Chief executive Raymond Thompson says casting for The New Tomorrow is underway, and if everything pans out there will be 100 local jobs created.
Headlines in main media in 2003 that Cloud 9 had “quit” New Zealand for a new base in Queensland weren’t right, says Mr Thompson, who was speaking to the Hutt News last week from his vineyard Tirohana in the Wairarapa.
Angry at TVNZ’s alleged “arrogant and monopolistic” attitude, and its failure to pick up Cloud 9 programmes that have screened around the world, Mr Thompson established a movie and animation division DreamCloud just outside Brisbane two years ago. It’s working on a live action and animation production Penny Drew, in which a young girl with a magic pen draws things which come to life. “She draws herself and that caricature becomes her nemisis,” Thompson says. Shooting will happen in NZ and Australia.
Another live action production in tandem with Los Angeles connections is Scoobs (a scuba diving family). Cloud 9’s website says it will be shot in Australasia.
Mr Thompson says Cloud 9 did not quit the Hutt. It kept a skeleton staff and a distribution and post-production presence in the Fairway Drive building at Avalon.
The New Tomorrow will be a “younger, gentler” sequel to the 260-episode The Tribe. “It will involve some of the baby characters in the original series. It’s still the same world, without adults, but 10 years on.”
The Tribe, mostly shot in the Wellington region, was picked up in dozens of countries around the world and in some places developed a cult following amongst teenagers. “We could have another five years’ worth of it, if (The New Tomorrow) takes the same route,” Mr Thompson says.
As well as the vineyard near Martinborough, which is producing pinot noir and chardonnay, Mr Thompson says he also owns a sheep station.
“(Cloud 9) had to expand out because we trade globally but we’re still in New Zealand. I love this country.”
The Wairarapa is a perfect “bolt-hole”, Mr Thompson says, noting that Kiwi movie mogul Peter Jackson agrees. “I can sit on the back of a tractor and ponder the meaning of life. I spend as much time as I can here.
“Life at four miles per hour is a nice contrast to the crazy pressure of the industry.”

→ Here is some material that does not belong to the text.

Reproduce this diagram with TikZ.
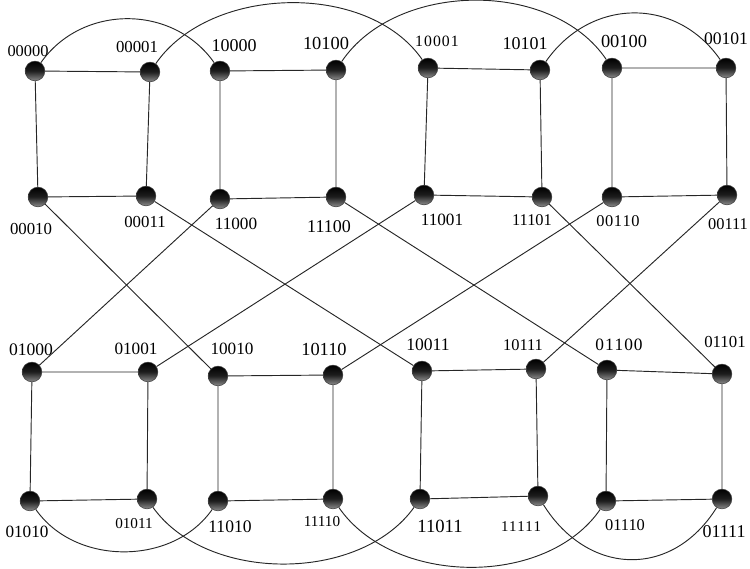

And there may be a place for the “breathtakingly beautiful” Wairarapa setting in another venture Mr Thompson is working on. The writer for the very successful BBC production Howard’s Way, Thompson says he’s currently working on scripts for a family drama set in a vineyard – a sort of New Zealand take on the Aussie series McLeod’s Daughters.
According to the Cloud 9 website, pre-production of The New Tomorrow starts on 21 March and principal photography in April. The Tribe sequel will be available for transmission around October 2005, when it is due to air on Channel Five in the UK and Network Seven in Australia.